Ainsi que l’explique la spécialiste, les risques sont connus depuis longtemps, de sorte que plusieurs mesures concrètes ont été prises au fil du temps: «Plusieurs types de PFAS (le PFOS et le PFOA) sont désormais régulés par la Convention de Stockholm, comme d’ailleurs certains insecticides organochlorés tels que le DDT. En Suisse, on a également beaucoup parlé des dioxines, présentes dans certains sols, selon les régions. Tous ces polluants différents font partie, à l’instar du groupe des PFAS, de la grande catégorie des polluants organiques persistants (POP).» En d’autres termes, il ne suffirait pas de lutter uniquement contre les PFAS, puisqu’elles sont accompagnées d’un arsenal d’autres substances polluantes, dont le mélange peut s’avérer très problématique.
Les PFAS sont partout
Encore une mauvaise nouvelle: il n’est pas réellement possible de se protéger totalement de ces molécules: «L’un des points importants à prendre en compte avec les PFAS est qu’elles sont présentes partout, dans l’air, dans l’alimentation ou dans l’eau, déplore le Dr. Florian Breider, chef d'unité au laboratoire central de l'environnement de l’EPFL. On découvre parfois des sites hautement contaminés, qui sont souvent les conséquences d’activités industrielles présentes et passées.» Face à ces découvertes, plusieurs mesures préventives sont immédiatement mises en place, comme l’interdiction de pêcher, par exemple: «Mais les PFAS restent présentes un peu partout à faible concentration dans l’environnement».
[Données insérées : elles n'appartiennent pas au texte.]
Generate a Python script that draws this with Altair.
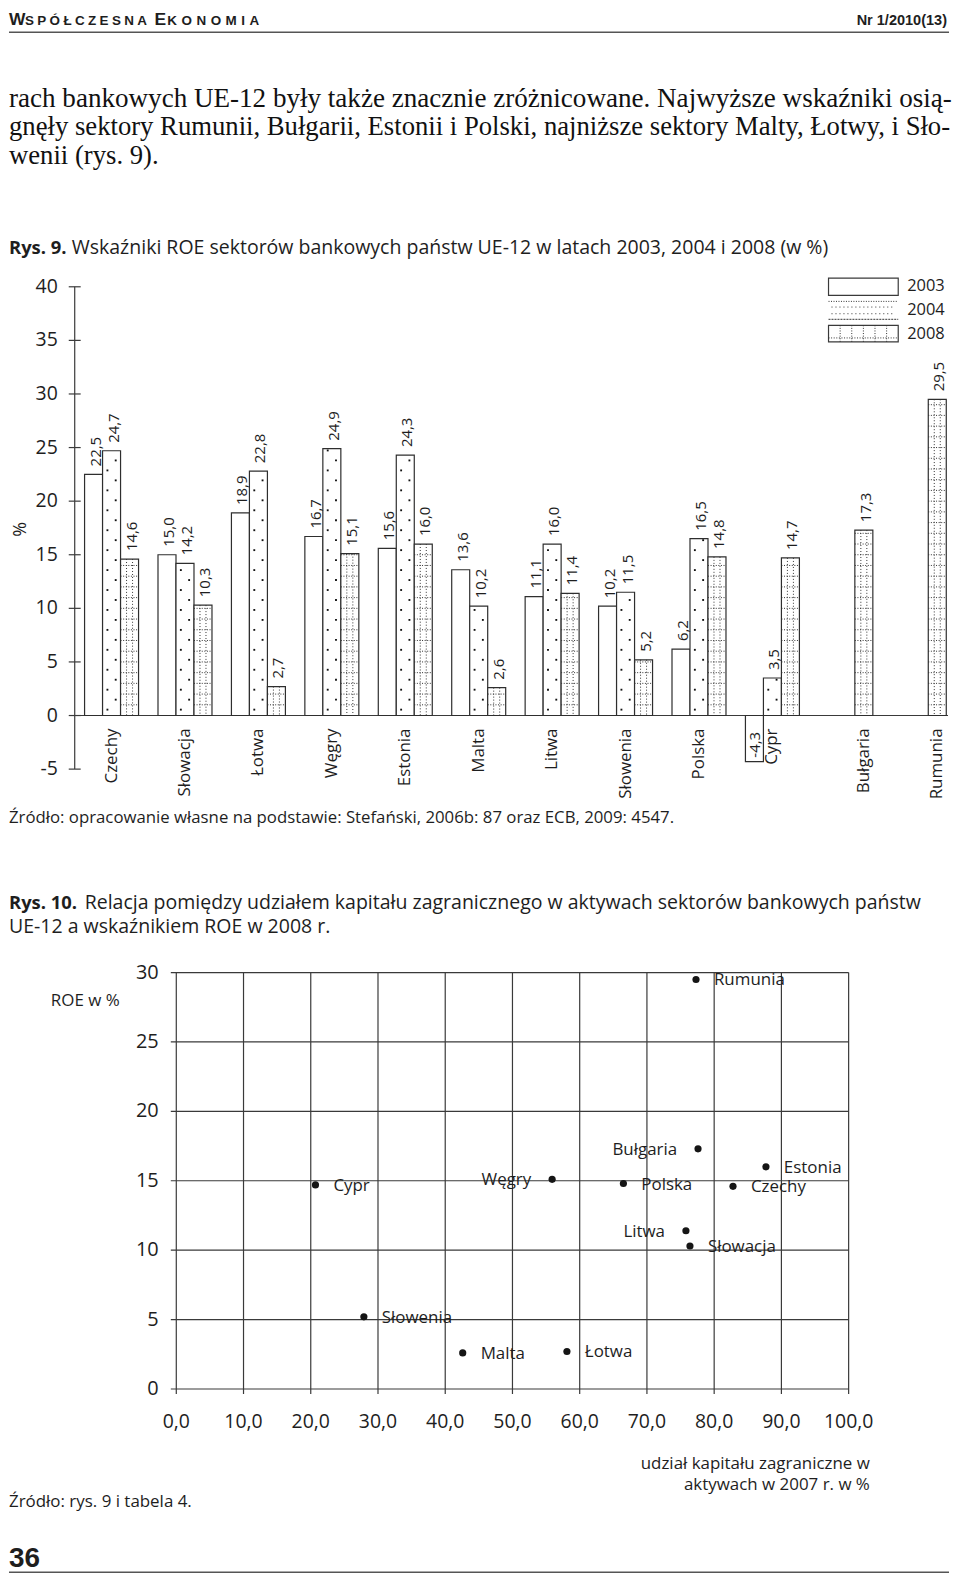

Elles se retrouvent en effet dans de nombreux objets du quotidien, dont les produits dotés de propriétés hydrophobes. «Parmi ceux-ci, on compte notamment les tissus Gore-tex beaucoup utilisés dans la fabrication d’équipements sportifs ou les poêles antiadhésives teflonisées, liste le Dr. Breider. Les domaines d’applications des PFAS sont extrêmement variés, cela va de la production de certains produits cosmétiques aux emballages en passant par l’industrie nucléaire.»
Elles se dégradent très lentement
Vous avez sans doute déjà entendu l’appellation forever chemicals, qui désigne littéralement des «substances chimiques éternelles». L’idée semble logique, puisque certaines PFAS sont extrêmement persistantes. Or, elle n’est pas tout à fait exacte: «Les PFAS peuvent se dégrader sur le très long terme, surtout si elles contiennent peu d’atomes de fluor, précise Nathalie Chèvre. Les variantes très complexes dotées de plusieurs atomes de fluor se dégradent beaucoup plus lentement, parfois sur des centaines d’années. Ainsi, à l’échelle d’une vie humaine, on peut effectivement dire qu’elles sont éternelles.»
Les PFAS sont associées à des problèmes de santé
Difficile de ne pas se sentir découragé, en réalisant qu’il est impossible de vivre complètement à l’abri des PFAS. En outre, pour Nathalie Chèvre, il faut sortir de l’idée qu’on peut vivre dans un monde propre avec une eau totalement pure. «Puisqu’on s’y expose constamment et qu’ils sont présents partout depuis plus de 70 ans, ces polluants sont désormais détectables dans l’organisme. Ils participent donc à notre exposition aux substances chimiques dont on sait qu’elle peut contribuer à la baisse de fertilité et à la hausse des cancers observée ces dernières années. Mais c’est certainement ce mélange, et non une seule famille de substances, qui joue ce rôle.»
Au lieu de céder à la panique ou de bannir toutes nos poêles au fond de la poubelle, l’experte conseille plutôt d’essayer, dans la mesure du possible, de réduire notre exposition à toutes ces molécules en minimisant le risque de les accumuler: «Par exemple en mangeant des produits locaux, de saison, bio si possible, en évitant les plats transformés vendus sous emballage plastique et en choisissant des cosmétiques plus naturels», propose-t-elle.